= Juxtaposition Arts =

Youth art center in North Minneapolis

Juxtaposition Arts is a youth oriented non-profit visual art center in North Minneapolis, Minnesota, known for community collaborations, studio classes and workshops, public mural programs, and art exhibitions.

== Mission ==
"Juxtaposition Arts develops community by engaging and employing young urban artists in hands-on education initiatives that create pathways to self-sufficiency while actualizing creative power."

==Information==
Juxtaposition Arts was founded in 1995 by DeAnna Cummings, her husband Roger Cummings, and Peyton Scott Russell. The organization's mission is to empower youth and community to use the arts to actualize their full potential. It originated as an after-school program teaching airbrushing and graffiti art. JXTA's youth artists work with local organizations such to learn how to make money while embracing their passions.

Juxtaposition Arts provides visual arts literacy training and design based jobs for the youth in the community. This approach not only motivates the next generation of creative workers, but the production and output from these jobs that include murals, public art, graphic design, art installations, and clothing. They employ 70 artists ages 14 – 22 as art apprentices and teach free art classes for students ages 8 – 22.

It is in the middle of an $8.2 million, six-year expansion.

In 2019, Juxtaposition Arts partnered with City of Skate to build a "Skate-able Art Plaza" which included flexible open spaces, art installations, a skate plaza, and sustainable storm water management. This project received $50,000 in funding each from the Mississippi Watershed Management Organization, a Kickstarter, and Minnesota Super Bowl Host Committee Legacy Fund.

Bank of America funded both Juxtapostion Arts and Project for Pride in Living through a $400,000 grant in 2019.
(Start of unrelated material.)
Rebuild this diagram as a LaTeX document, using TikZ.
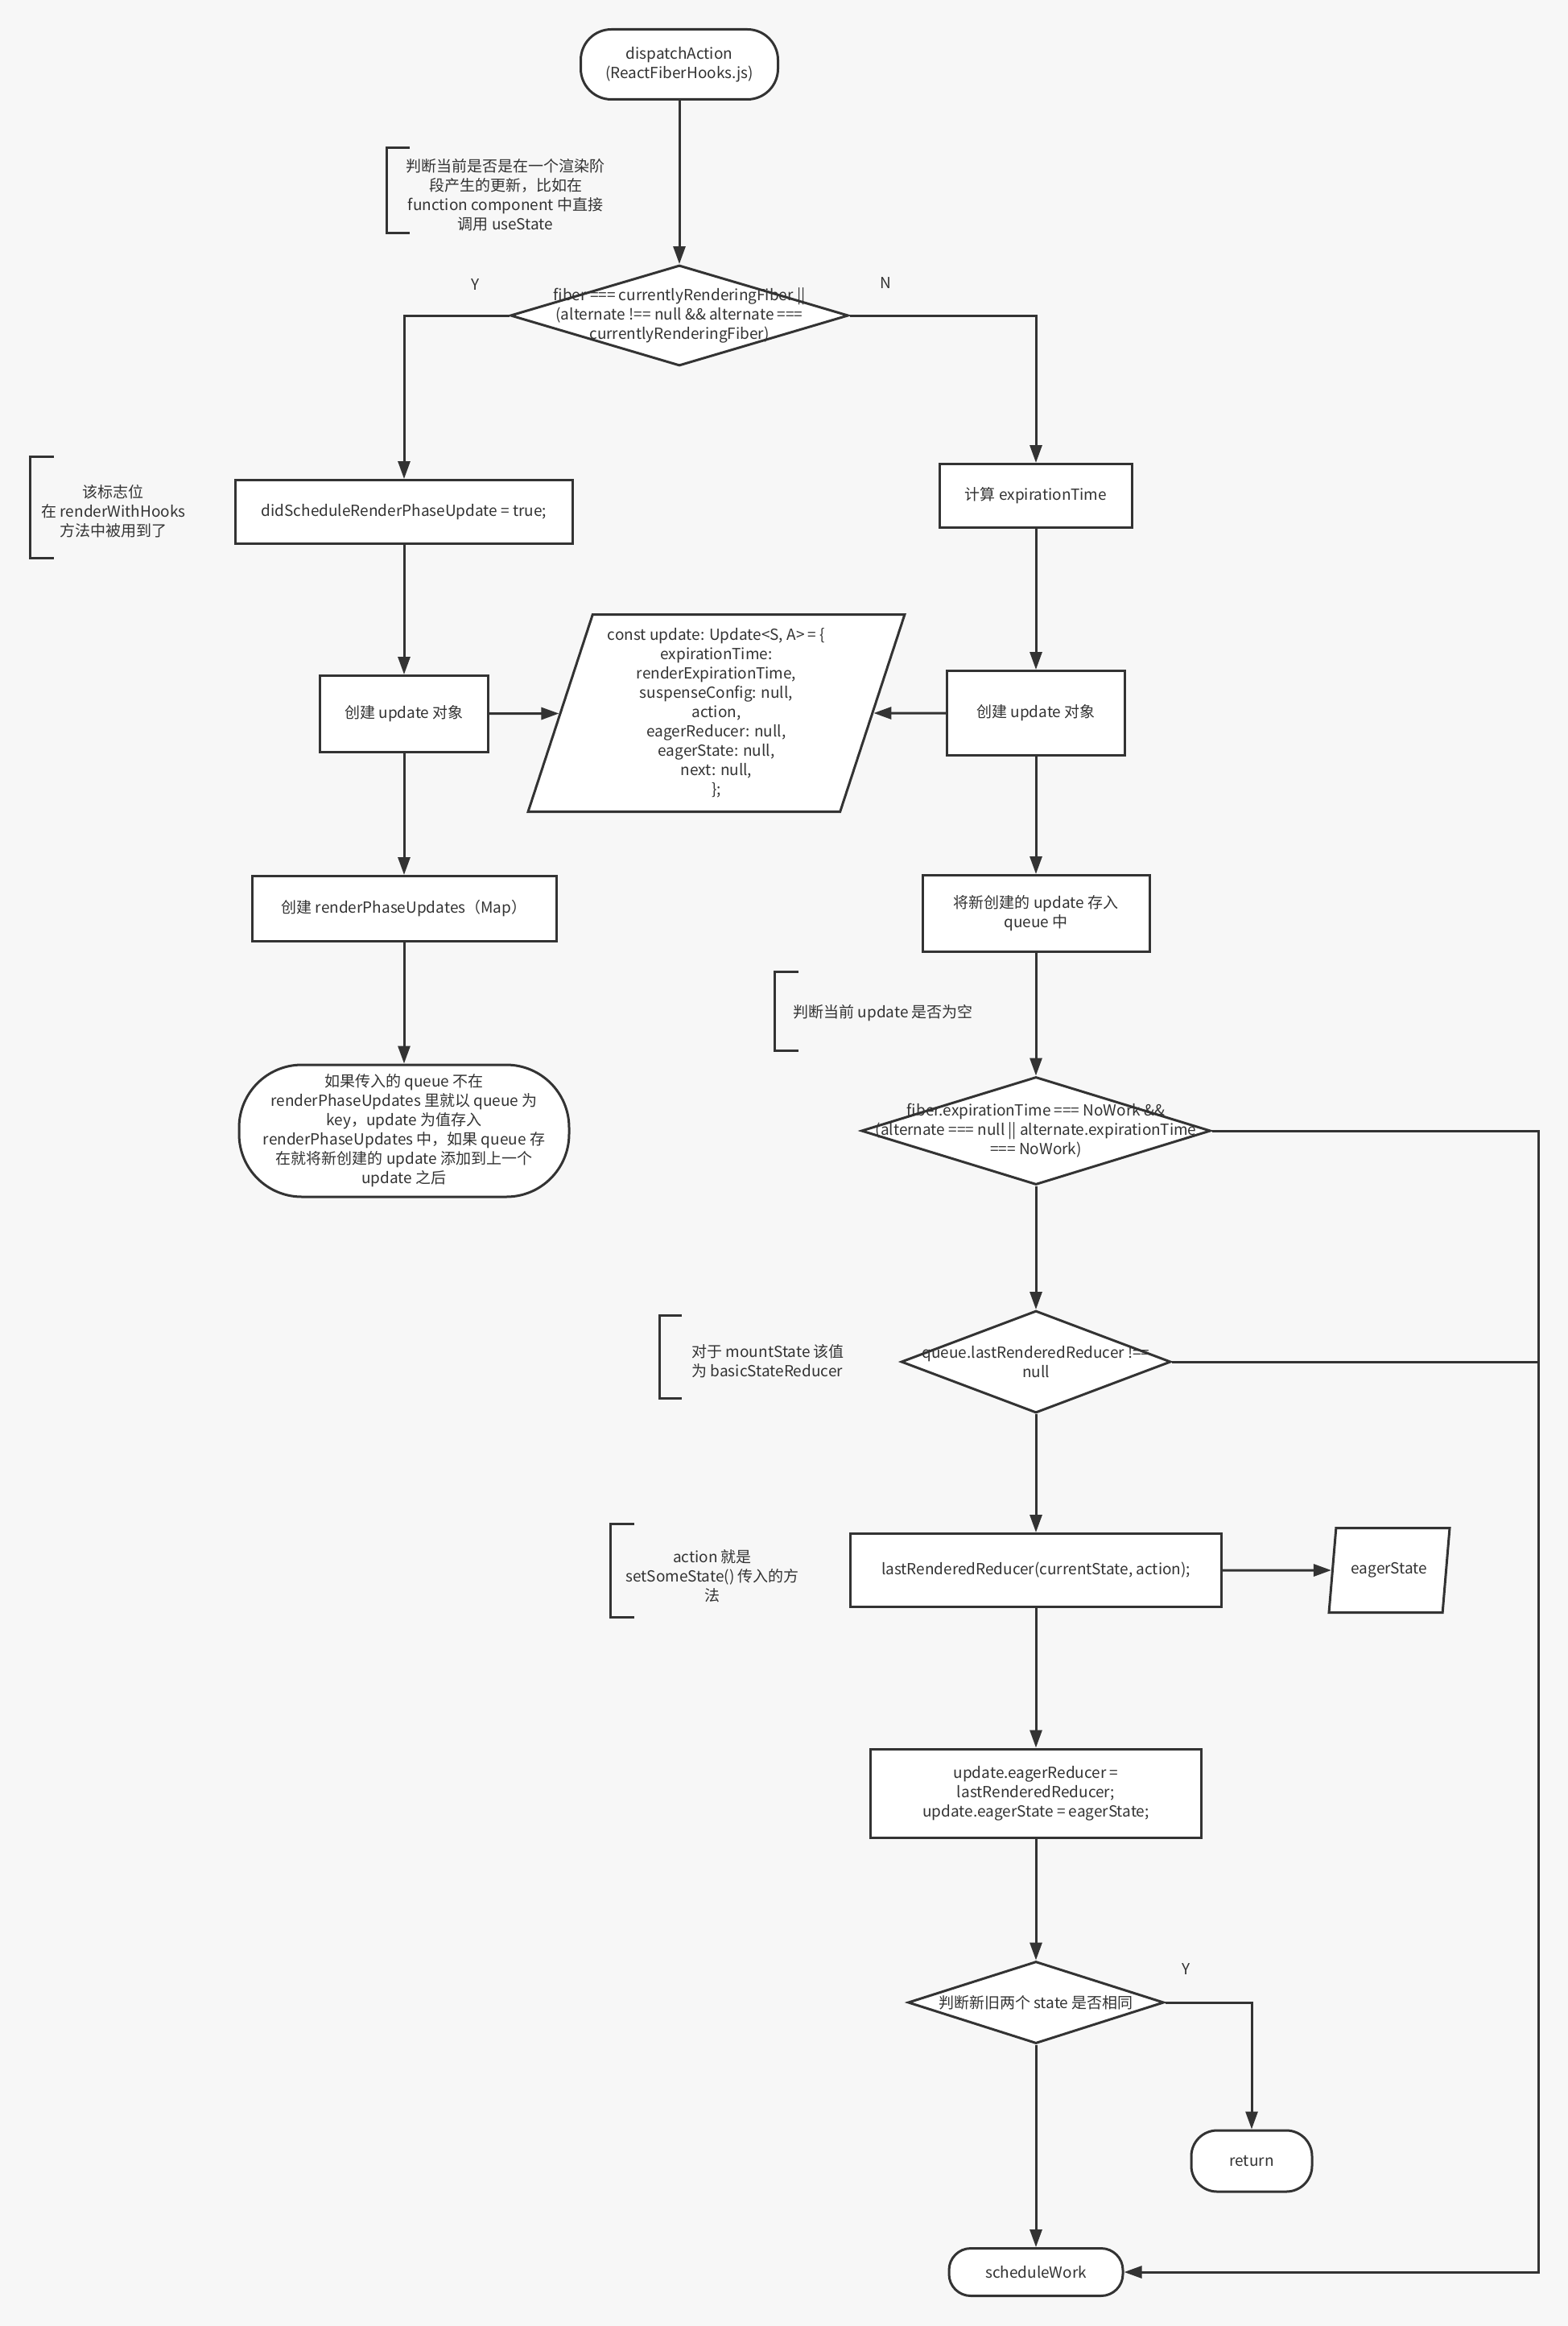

In September 2021, the organization broke ground on a new building on its campus in North Minneapolis. In June 2023, the new building designed by 4RM+ULA was completed and opened. The new facility includes a library with public art-focused holdings from the donation of the Forecast Public Art Library. It also features a stormwater retention and reuse system that was supported with funding from the Mississippi Watershed Management Organization.

== Notable work ==
The Guthrie Theater in Minneapolis commissioned JXTA to create a work for its building as part of the theater's anti-racism commitments. The sculpture, "Luminous Current" by D’Angelo Raymond and Temesgen Besha, was installed in 2019 on the ninth floor. Raymond and Besha worked as artist apprentices under the guidance of lead designers and architects Niko Kubota and Sam Ero-Phillips. The glowing 40-foot long, 200-pound aluminum sculpture hangs from the ceiling and is meant to evoke the area where the theater is located between the Mississippi River and downtown Minneapolis.

In 2023, JXTA collaborated with Red Wing Shoes on a capsule collection that included a limited-edition boot and a hoodie. The collection sold out and proceeds supported programming for JXTA. The collaboration also featured a series of seven billboards in Minneapolis featuring art from apprentices, alumni, and friends of JXTA. While the billboards were temporary, the art can still be seen on an online map.

In May 2023, youth from Juxtaposition created a multimedia installation in the lobby of Orchestra Hall in downtown Minneapolis as part of the world premiere of brea(d)th by Carlos Simon and Marc Bamuthi Joseph to honor the struggle for racial justice.

Juxtaposition worked with the City of Brooklyn Center in 2023 on the design for a memorial to Daunte Wright, a 20-year-old Black man who was shot and killed during a traffic stop in the city in 2021.

The Minneapolis Park and Recreation Board (MPRB) worked with a group from JXTA's Environmental Design lab on a sculptural bike bridge that was installed in Hall Park in the Near North neighborhood in November 2023. JXTA apprentice Isaiah Hunter's design for a community table was selected by MPRB for the rebuilt pavilion at Bde Maka Ska, and the wood and steel table was installed in November 2023. Hunter worked with the fabrication company Concrete Pig on the table.

== Notable alumni ==
Minneapolis city council member Jeremiah Ellison got his start at Juxtaposition painting murals. Aaron Seymour-Anderson was an apprentice with JXTA in his youth, and in 2023 was Red Wing Shoe's head of brand and creative after working as a creative director for Nike. Ameen Taahir is a multidisciplinary artist from Brooklyn Park, MN who was in the JXTA Textile Lab in 2006-07. His designs were featured on tech accessories by Target in 2023.